# 20 Summary of Dataset-level Exploration

## 20.1 Introduction

In Part III of the book, we introduced several techniques for global exploration and explanation of a model’s predictions for a set of instances. Each chapter was devoted to a single technique. In practice, these techniques are rarely used separately. Rather, it is more informative to combine different insights offered by each technique into a more holistic overview.

Figure 20.1 offers a graphical illustration of the idea. The graph includes the results of different dataset-level explanation techniques applied to the random forest model (Section 4.2.2) for the Titanic data (Section 4.1).

The plots in the first row of Figure 20.1 show how good is the model and which variables are the most important. In particular, the first two graphs in that row present measures of the model’s overall performance, as introduced in Chapter 15, along with a graphical summary in the form of the ROC curve. The last plot in the row shows values of the variable-importance measure obtained by the method introduced in Chapter 16. The three graphs indicate a reasonable overall performance of the model and suggest that the most important variables are *gender*, *class*, and *age*.

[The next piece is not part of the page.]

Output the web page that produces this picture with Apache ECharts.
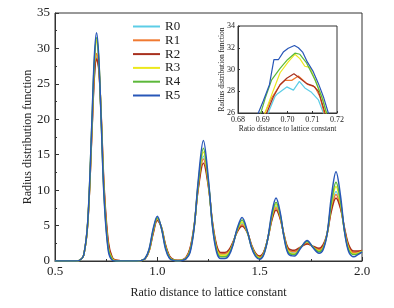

The two first plots in the second row of Figure 20.1 show partial-dependence (PD) profiles for *age* (continuous variable) and *class* (categorical variable). The profile for *age* suggest that the critical cutoff, from a perspective of the variable’s effect, is around 18 years. The profile for *class* indicates that, among different travel-classes, the largest effect and chance for survival is associated with the deck crew. The last graph on the right in the second row of Figure 20.1 presents a scatter plot of residuals for *age*. In the plot, residuals for passengers with age between 20 and 40 years are, on average, slightly larger than for other ages, but the bias is not excessive.

The plots in the third row of Figure 20.1 summarize distributions of (from the left to the right the) *age*, *fare*, *gender*, and *class*.

Thus, Figure 20.1 illustrates that perspectives offered by different techniques complement each other and, when combined, allow obtaining a more profound insight into the model’s predictive performance.

Figure 20.2 illustrates how the information obtained from model exploration can be used to gain a better understanding of the model and of the domain that is being modelled. Modelling is an iterative process (see Section 2.2), and the more we learn in each iteration, the easier it is to plan and execute the next one.

While combining various techniques for dataset-level explanation can provide additional insights, it is worth remembering that the techniques are, indeed, different and their suitability may depend on the problem at hand. This is what we discuss in the remainder of the chapter.

## 20.2 Exploration on training/testing data

The key element of dataset-level explanatory techniques is the set of observations on which the exploration is performed. Therefore, sometimes these techniques are called dataset-level exploration. This is the terminology that we have adopted.

In the case of machine-learning models, data are often split into a training set and a testing set. Which one should we use for model exploration?

In the case of model-performance assessment, it is natural to evaluate it using an independent testing dataset to minimize the risk of overfitting. However, PD profiles or accumulated-local (AL) profiles can be constructed for both the training and testing datasets. If the model is generalizable, its behavior for the two datasets should be similar. If we notice significant differences in the results for the two datasets, the source of the differences should be examined, as it may be a sign of shifts in variable distributions. Such shifts are called data-drift in the machine learning world.

## 20.4 Comparison of models (champion-challenger analysis)

One of important applications of the methods presented in Part III of the book is comparison of models.

It appears that different models may offer a similar performance, while basing their predictions on different relations extracted from the same data. Leo Breiman (2001b) refers to this phenomenon as “Rashomon effect”. By comparing models, we can gain important insights that can lead to improvement of one or several of the models. For instance, when comparing a more flexible model with a more rigid one, we can check if they discover similar relationships between the dependent variable and explanatory variables. If they do, this can reassure us that both models have discovered genuine aspects of the data. Sometimes, however, the rigid model may miss a relationship that might have been found by the more flexible one. This could provide, for instance, a suggestion for an improvement of the former. An example of such a case was provided in Chapter 17, in which a linear-regression model was compared to a random forest model for the apartment-prices dataset. The random forest model suggested a U-shaped relationship between the construction year and the price of an apartment, which was missed by the simple linear-regression model.

### References

Breiman, Leo. 2001b. “Statistical modeling: The two cultures.” *Statistical Science* 16 (3): 199–231. https://doi.org/10.1214/ss/1009213726.